╭──
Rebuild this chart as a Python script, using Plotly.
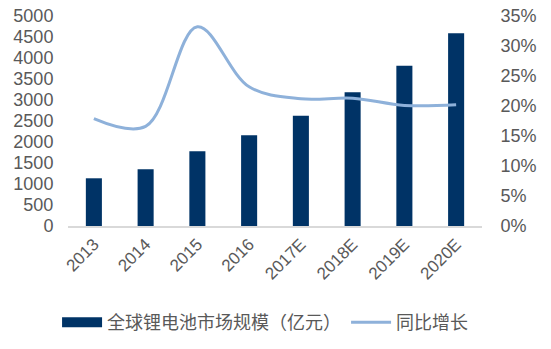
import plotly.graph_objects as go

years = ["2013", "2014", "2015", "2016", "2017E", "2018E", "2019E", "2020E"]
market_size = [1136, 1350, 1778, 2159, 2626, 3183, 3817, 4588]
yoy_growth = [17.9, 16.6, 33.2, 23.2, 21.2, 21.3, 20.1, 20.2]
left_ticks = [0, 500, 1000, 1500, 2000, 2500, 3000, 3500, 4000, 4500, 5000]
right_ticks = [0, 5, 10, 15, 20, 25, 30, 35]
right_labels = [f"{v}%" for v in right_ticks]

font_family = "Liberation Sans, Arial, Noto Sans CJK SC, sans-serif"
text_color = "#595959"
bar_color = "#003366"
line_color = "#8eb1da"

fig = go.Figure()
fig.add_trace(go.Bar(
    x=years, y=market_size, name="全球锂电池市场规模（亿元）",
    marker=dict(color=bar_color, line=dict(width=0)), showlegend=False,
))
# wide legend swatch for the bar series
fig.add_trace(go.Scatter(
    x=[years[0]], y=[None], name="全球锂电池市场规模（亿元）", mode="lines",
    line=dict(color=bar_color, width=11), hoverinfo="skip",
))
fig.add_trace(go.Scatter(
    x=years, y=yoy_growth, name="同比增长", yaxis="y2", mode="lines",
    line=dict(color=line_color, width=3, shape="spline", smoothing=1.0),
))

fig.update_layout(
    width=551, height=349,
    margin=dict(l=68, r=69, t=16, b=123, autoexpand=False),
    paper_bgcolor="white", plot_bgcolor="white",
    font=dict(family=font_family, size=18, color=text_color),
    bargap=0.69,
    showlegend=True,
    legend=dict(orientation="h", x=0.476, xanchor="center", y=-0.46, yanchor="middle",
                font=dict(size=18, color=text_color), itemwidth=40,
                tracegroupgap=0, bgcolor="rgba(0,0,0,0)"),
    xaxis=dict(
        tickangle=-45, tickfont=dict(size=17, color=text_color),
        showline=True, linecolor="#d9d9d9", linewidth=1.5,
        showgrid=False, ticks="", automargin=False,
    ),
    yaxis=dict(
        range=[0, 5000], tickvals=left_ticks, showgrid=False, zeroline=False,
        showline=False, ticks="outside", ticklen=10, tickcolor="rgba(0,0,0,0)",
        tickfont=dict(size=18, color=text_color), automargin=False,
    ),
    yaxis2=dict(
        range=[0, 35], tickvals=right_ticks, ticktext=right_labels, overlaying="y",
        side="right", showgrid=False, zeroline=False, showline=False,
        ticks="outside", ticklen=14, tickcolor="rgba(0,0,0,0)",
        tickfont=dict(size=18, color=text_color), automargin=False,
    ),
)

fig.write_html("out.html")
╰──
→ The request
Give an exact copy of the material, leaving out every picture.

→ Task response
Rebuild this chart as a Python script, using Plotly.
import plotly.graph_objects as go

years = ["2013", "2014", "2015", "2016", "2017E", "2018E", "2019E", "2020E"]
market_size = [1136, 1350, 1778, 2159, 2626, 3183, 3817, 4588]
yoy_growth = [17.9, 16.6, 33.2, 23.2, 21.2, 21.3, 20.1, 20.2]
left_ticks = [0, 500, 1000, 1500, 2000, 2500, 3000, 3500, 4000, 4500, 5000]
right_ticks = [0, 5, 10, 15, 20, 25, 30, 35]
right_labels = [f"{v}%" for v in right_ticks]

font_family = "Liberation Sans, Arial, Noto Sans CJK SC, sans-serif"
text_color = "#595959"
bar_color = "#003366"
line_color = "#8eb1da"

fig = go.Figure()
fig.add_trace(go.Bar(
    x=years, y=market_size, name="全球锂电池市场规模（亿元）",
    marker=dict(color=bar_color, line=dict(width=0)), showlegend=False,
))
# wide legend swatch for the bar series
fig.add_trace(go.Scatter(
    x=[years[0]], y=[None], name="全球锂电池市场规模（亿元）", mode="lines",
    line=dict(color=bar_color, width=11), hoverinfo="skip",
))
fig.add_trace(go.Scatter(
    x=years, y=yoy_growth, name="同比增长", yaxis="y2", mode="lines",
    line=dict(color=line_color, width=3, shape="spline", smoothing=1.0),
))

fig.update_layout(
    width=551, height=349,
    margin=dict(l=68, r=69, t=16, b=123, autoexpand=False),
    paper_bgcolor="white", plot_bgcolor="white",
    font=dict(family=font_family, size=18, color=text_color),
    bargap=0.69,
    showlegend=True,
    legend=dict(orientation="h", x=0.476, xanchor="center", y=-0.46, yanchor="middle",
                font=dict(size=18, color=text_color), itemwidth=40,
                tracegroupgap=0, bgcolor="rgba(0,0,0,0)"),
    xaxis=dict(
        tickangle=-45, tickfont=dict(size=17, color=text_color),
        showline=True, linecolor="#d9d9d9", linewidth=1.5,
        showgrid=False, ticks="", automargin=False,
    ),
    yaxis=dict(
        range=[0, 5000], tickvals=left_ticks, showgrid=False, zeroline=False,
        showline=False, ticks="outside", ticklen=10, tickcolor="rgba(0,0,0,0)",
        tickfont=dict(size=18, color=text_color), automargin=False,
    ),
    yaxis2=dict(
        range=[0, 35], tickvals=right_ticks, ticktext=right_labels, overlaying="y",
        side="right", showgrid=False, zeroline=False, showline=False,
        ticks="outside", ticklen=14, tickcolor="rgba(0,0,0,0)",
        tickfont=dict(size=18, color=text_color), automargin=False,
    ),
)

fig.write_html("out.html")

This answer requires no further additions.